*Your task*: Each record that follows should be repeated exactly, minus any images.

○ ○ ○

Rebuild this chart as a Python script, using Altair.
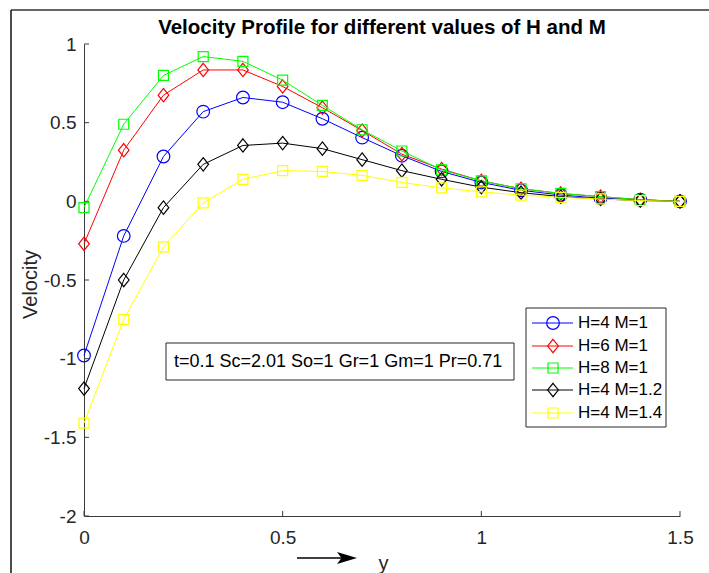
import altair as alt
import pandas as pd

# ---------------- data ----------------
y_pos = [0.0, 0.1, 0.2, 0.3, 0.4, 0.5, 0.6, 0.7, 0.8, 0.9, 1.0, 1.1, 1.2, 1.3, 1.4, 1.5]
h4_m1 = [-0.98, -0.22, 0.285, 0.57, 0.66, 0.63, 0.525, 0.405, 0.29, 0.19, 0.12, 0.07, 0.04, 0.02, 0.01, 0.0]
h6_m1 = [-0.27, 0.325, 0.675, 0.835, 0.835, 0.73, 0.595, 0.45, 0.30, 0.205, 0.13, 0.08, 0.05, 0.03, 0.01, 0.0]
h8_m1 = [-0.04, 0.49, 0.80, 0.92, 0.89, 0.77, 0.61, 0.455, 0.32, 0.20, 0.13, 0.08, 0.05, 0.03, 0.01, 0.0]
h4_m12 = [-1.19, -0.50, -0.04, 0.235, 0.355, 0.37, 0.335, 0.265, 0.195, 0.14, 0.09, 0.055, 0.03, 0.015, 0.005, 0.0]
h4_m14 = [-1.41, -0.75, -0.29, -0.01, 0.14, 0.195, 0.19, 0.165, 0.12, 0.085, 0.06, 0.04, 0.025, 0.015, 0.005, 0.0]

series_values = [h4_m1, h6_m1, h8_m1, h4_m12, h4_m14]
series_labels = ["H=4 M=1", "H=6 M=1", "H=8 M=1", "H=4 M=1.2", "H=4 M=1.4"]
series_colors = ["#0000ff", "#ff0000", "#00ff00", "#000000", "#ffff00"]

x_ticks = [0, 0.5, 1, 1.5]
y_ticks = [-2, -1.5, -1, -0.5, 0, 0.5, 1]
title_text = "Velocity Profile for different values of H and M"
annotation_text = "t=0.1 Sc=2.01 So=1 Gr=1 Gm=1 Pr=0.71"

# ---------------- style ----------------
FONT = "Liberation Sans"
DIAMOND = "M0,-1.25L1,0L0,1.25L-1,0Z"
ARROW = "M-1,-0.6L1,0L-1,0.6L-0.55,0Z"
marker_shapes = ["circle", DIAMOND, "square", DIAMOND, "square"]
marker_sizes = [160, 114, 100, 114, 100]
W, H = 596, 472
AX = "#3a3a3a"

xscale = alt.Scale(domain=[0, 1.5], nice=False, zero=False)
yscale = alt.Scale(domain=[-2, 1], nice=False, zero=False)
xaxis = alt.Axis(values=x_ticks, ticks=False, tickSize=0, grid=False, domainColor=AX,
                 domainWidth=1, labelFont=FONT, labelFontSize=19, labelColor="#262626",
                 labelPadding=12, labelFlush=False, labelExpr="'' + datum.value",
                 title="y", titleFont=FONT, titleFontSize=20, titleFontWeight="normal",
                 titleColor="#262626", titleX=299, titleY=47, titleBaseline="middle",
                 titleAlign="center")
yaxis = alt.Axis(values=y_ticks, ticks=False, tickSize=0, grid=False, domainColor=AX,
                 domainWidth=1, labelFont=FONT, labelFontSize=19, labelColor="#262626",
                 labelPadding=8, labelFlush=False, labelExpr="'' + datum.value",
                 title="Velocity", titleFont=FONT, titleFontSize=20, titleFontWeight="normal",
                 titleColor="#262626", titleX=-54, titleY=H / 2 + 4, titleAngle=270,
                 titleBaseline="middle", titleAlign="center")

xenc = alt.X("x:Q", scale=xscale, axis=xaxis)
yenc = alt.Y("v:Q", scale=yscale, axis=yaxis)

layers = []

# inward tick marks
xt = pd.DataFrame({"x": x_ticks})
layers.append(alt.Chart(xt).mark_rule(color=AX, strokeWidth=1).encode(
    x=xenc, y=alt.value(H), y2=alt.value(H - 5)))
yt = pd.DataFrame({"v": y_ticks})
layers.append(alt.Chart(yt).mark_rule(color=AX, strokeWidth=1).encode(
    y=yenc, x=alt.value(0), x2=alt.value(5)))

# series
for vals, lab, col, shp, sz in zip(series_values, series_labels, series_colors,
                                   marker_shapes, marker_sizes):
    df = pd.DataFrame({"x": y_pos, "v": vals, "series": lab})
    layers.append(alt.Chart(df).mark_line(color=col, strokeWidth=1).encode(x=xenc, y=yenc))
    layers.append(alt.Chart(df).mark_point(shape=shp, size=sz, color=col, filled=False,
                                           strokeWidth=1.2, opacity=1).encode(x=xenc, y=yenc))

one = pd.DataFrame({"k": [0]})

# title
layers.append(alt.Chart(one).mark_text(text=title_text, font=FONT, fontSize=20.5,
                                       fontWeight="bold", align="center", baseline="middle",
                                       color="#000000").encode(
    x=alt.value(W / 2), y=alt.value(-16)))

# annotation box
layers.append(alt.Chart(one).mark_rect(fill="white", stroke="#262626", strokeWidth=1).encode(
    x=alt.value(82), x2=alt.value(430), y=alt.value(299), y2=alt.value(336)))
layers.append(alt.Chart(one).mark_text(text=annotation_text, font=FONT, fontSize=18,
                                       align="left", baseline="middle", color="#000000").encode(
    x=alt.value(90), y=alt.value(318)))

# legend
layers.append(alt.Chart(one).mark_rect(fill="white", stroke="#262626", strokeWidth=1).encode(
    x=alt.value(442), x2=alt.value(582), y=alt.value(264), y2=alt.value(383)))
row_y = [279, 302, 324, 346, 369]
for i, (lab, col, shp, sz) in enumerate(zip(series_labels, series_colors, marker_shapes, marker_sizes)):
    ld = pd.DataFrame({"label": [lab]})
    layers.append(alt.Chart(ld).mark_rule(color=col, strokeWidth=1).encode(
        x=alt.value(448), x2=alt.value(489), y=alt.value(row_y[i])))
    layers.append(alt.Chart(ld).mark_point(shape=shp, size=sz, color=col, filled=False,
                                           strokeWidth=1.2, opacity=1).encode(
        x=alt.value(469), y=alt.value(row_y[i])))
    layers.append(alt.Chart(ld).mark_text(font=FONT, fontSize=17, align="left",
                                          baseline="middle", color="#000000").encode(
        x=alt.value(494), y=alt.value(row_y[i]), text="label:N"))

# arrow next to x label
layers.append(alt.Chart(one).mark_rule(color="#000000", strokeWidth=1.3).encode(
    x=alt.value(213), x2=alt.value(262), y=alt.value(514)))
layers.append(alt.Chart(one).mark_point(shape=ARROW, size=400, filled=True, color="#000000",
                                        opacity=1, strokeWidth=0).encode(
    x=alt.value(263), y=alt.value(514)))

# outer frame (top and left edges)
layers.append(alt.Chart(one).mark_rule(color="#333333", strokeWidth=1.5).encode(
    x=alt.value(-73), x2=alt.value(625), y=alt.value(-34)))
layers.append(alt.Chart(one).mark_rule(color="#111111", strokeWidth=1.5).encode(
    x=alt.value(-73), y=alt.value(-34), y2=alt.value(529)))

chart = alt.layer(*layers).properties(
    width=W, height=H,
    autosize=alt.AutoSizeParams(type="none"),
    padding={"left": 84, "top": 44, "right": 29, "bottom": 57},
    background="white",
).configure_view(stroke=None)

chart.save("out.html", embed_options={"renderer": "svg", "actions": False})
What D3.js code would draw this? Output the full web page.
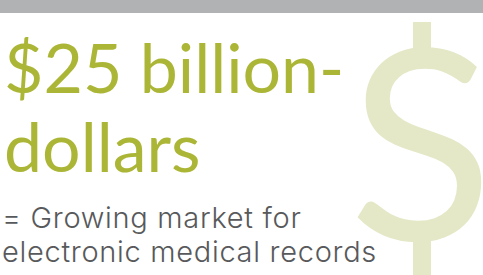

○ ○ ○

*Correct output*:
Rebuild this chart as a Python script, using Altair.
import altair as alt
import pandas as pd

# ---------------- data ----------------
y_pos = [0.0, 0.1, 0.2, 0.3, 0.4, 0.5, 0.6, 0.7, 0.8, 0.9, 1.0, 1.1, 1.2, 1.3, 1.4, 1.5]
h4_m1 = [-0.98, -0.22, 0.285, 0.57, 0.66, 0.63, 0.525, 0.405, 0.29, 0.19, 0.12, 0.07, 0.04, 0.02, 0.01, 0.0]
h6_m1 = [-0.27, 0.325, 0.675, 0.835, 0.835, 0.73, 0.595, 0.45, 0.30, 0.205, 0.13, 0.08, 0.05, 0.03, 0.01, 0.0]
h8_m1 = [-0.04, 0.49, 0.80, 0.92, 0.89, 0.77, 0.61, 0.455, 0.32, 0.20, 0.13, 0.08, 0.05, 0.03, 0.01, 0.0]
h4_m12 = [-1.19, -0.50, -0.04, 0.235, 0.355, 0.37, 0.335, 0.265, 0.195, 0.14, 0.09, 0.055, 0.03, 0.015, 0.005, 0.0]
h4_m14 = [-1.41, -0.75, -0.29, -0.01, 0.14, 0.195, 0.19, 0.165, 0.12, 0.085, 0.06, 0.04, 0.025, 0.015, 0.005, 0.0]

series_values = [h4_m1, h6_m1, h8_m1, h4_m12, h4_m14]
series_labels = ["H=4 M=1", "H=6 M=1", "H=8 M=1", "H=4 M=1.2", "H=4 M=1.4"]
series_colors = ["#0000ff", "#ff0000", "#00ff00", "#000000", "#ffff00"]

x_ticks = [0, 0.5, 1, 1.5]
y_ticks = [-2, -1.5, -1, -0.5, 0, 0.5, 1]
title_text = "Velocity Profile for different values of H and M"
annotation_text = "t=0.1 Sc=2.01 So=1 Gr=1 Gm=1 Pr=0.71"

# ---------------- style ----------------
FONT = "Liberation Sans"
DIAMOND = "M0,-1.25L1,0L0,1.25L-1,0Z"
ARROW = "M-1,-0.6L1,0L-1,0.6L-0.55,0Z"
marker_shapes = ["circle", DIAMOND, "square", DIAMOND, "square"]
marker_sizes = [160, 114, 100, 114, 100]
W, H = 596, 472
AX = "#3a3a3a"

xscale = alt.Scale(domain=[0, 1.5], nice=False, zero=False)
yscale = alt.Scale(domain=[-2, 1], nice=False, zero=False)
xaxis = alt.Axis(values=x_ticks, ticks=False, tickSize=0, grid=False, domainColor=AX,
                 domainWidth=1, labelFont=FONT, labelFontSize=19, labelColor="#262626",
                 labelPadding=12, labelFlush=False, labelExpr="'' + datum.value",
                 title="y", titleFont=FONT, titleFontSize=20, titleFontWeight="normal",
                 titleColor="#262626", titleX=299, titleY=47, titleBaseline="middle",
                 titleAlign="center")
yaxis = alt.Axis(values=y_ticks, ticks=False, tickSize=0, grid=False, domainColor=AX,
                 domainWidth=1, labelFont=FONT, labelFontSize=19, labelColor="#262626",
                 labelPadding=8, labelFlush=False, labelExpr="'' + datum.value",
                 title="Velocity", titleFont=FONT, titleFontSize=20, titleFontWeight="normal",
                 titleColor="#262626", titleX=-54, titleY=H / 2 + 4, titleAngle=270,
                 titleBaseline="middle", titleAlign="center")

xenc = alt.X("x:Q", scale=xscale, axis=xaxis)
yenc = alt.Y("v:Q", scale=yscale, axis=yaxis)

layers = []

# inward tick marks
xt = pd.DataFrame({"x": x_ticks})
layers.append(alt.Chart(xt).mark_rule(color=AX, strokeWidth=1).encode(
    x=xenc, y=alt.value(H), y2=alt.value(H - 5)))
yt = pd.DataFrame({"v": y_ticks})
layers.append(alt.Chart(yt).mark_rule(color=AX, strokeWidth=1).encode(
    y=yenc, x=alt.value(0), x2=alt.value(5)))

# series
for vals, lab, col, shp, sz in zip(series_values, series_labels, series_colors,
                                   marker_shapes, marker_sizes):
    df = pd.DataFrame({"x": y_pos, "v": vals, "series": lab})
    layers.append(alt.Chart(df).mark_line(color=col, strokeWidth=1).encode(x=xenc, y=yenc))
    layers.append(alt.Chart(df).mark_point(shape=shp, size=sz, color=col, filled=False,
                                           strokeWidth=1.2, opacity=1).encode(x=xenc, y=yenc))

one = pd.DataFrame({"k": [0]})

# title
layers.append(alt.Chart(one).mark_text(text=title_text, font=FONT, fontSize=20.5,
                                       fontWeight="bold", align="center", baseline="middle",
                                       color="#000000").encode(
    x=alt.value(W / 2), y=alt.value(-16)))

# annotation box
layers.append(alt.Chart(one).mark_rect(fill="white", stroke="#262626", strokeWidth=1).encode(
    x=alt.value(82), x2=alt.value(430), y=alt.value(299), y2=alt.value(336)))
layers.append(alt.Chart(one).mark_text(text=annotation_text, font=FONT, fontSize=18,
                                       align="left", baseline="middle", color="#000000").encode(
    x=alt.value(90), y=alt.value(318)))

# legend
layers.append(alt.Chart(one).mark_rect(fill="white", stroke="#262626", strokeWidth=1).encode(
    x=alt.value(442), x2=alt.value(582), y=alt.value(264), y2=alt.value(383)))
row_y = [279, 302, 324, 346, 369]
for i, (lab, col, shp, sz) in enumerate(zip(series_labels, series_colors, marker_shapes, marker_sizes)):
    ld = pd.DataFrame({"label": [lab]})
    layers.append(alt.Chart(ld).mark_rule(color=col, strokeWidth=1).encode(
        x=alt.value(448), x2=alt.value(489), y=alt.value(row_y[i])))
    layers.append(alt.Chart(ld).mark_point(shape=shp, size=sz, color=col, filled=False,
                                           strokeWidth=1.2, opacity=1).encode(
        x=alt.value(469), y=alt.value(row_y[i])))
    layers.append(alt.Chart(ld).mark_text(font=FONT, fontSize=17, align="left",
                                          baseline="middle", color="#000000").encode(
        x=alt.value(494), y=alt.value(row_y[i]), text="label:N"))

# arrow next to x label
layers.append(alt.Chart(one).mark_rule(color="#000000", strokeWidth=1.3).encode(
    x=alt.value(213), x2=alt.value(262), y=alt.value(514)))
layers.append(alt.Chart(one).mark_point(shape=ARROW, size=400, filled=True, color="#000000",
                                        opacity=1, strokeWidth=0).encode(
    x=alt.value(263), y=alt.value(514)))

# outer frame (top and left edges)
layers.append(alt.Chart(one).mark_rule(color="#333333", strokeWidth=1.5).encode(
    x=alt.value(-73), x2=alt.value(625), y=alt.value(-34)))
layers.append(alt.Chart(one).mark_rule(color="#111111", strokeWidth=1.5).encode(
    x=alt.value(-73), y=alt.value(-34), y2=alt.value(529)))

chart = alt.layer(*layers).properties(
    width=W, height=H,
    autosize=alt.AutoSizeParams(type="none"),
    padding={"left": 84, "top": 44, "right": 29, "bottom": 57},
    background="white",
).configure_view(stroke=None)

chart.save("out.html", embed_options={"renderer": "svg", "actions": False})
What D3.js code would draw this? Output the full web page.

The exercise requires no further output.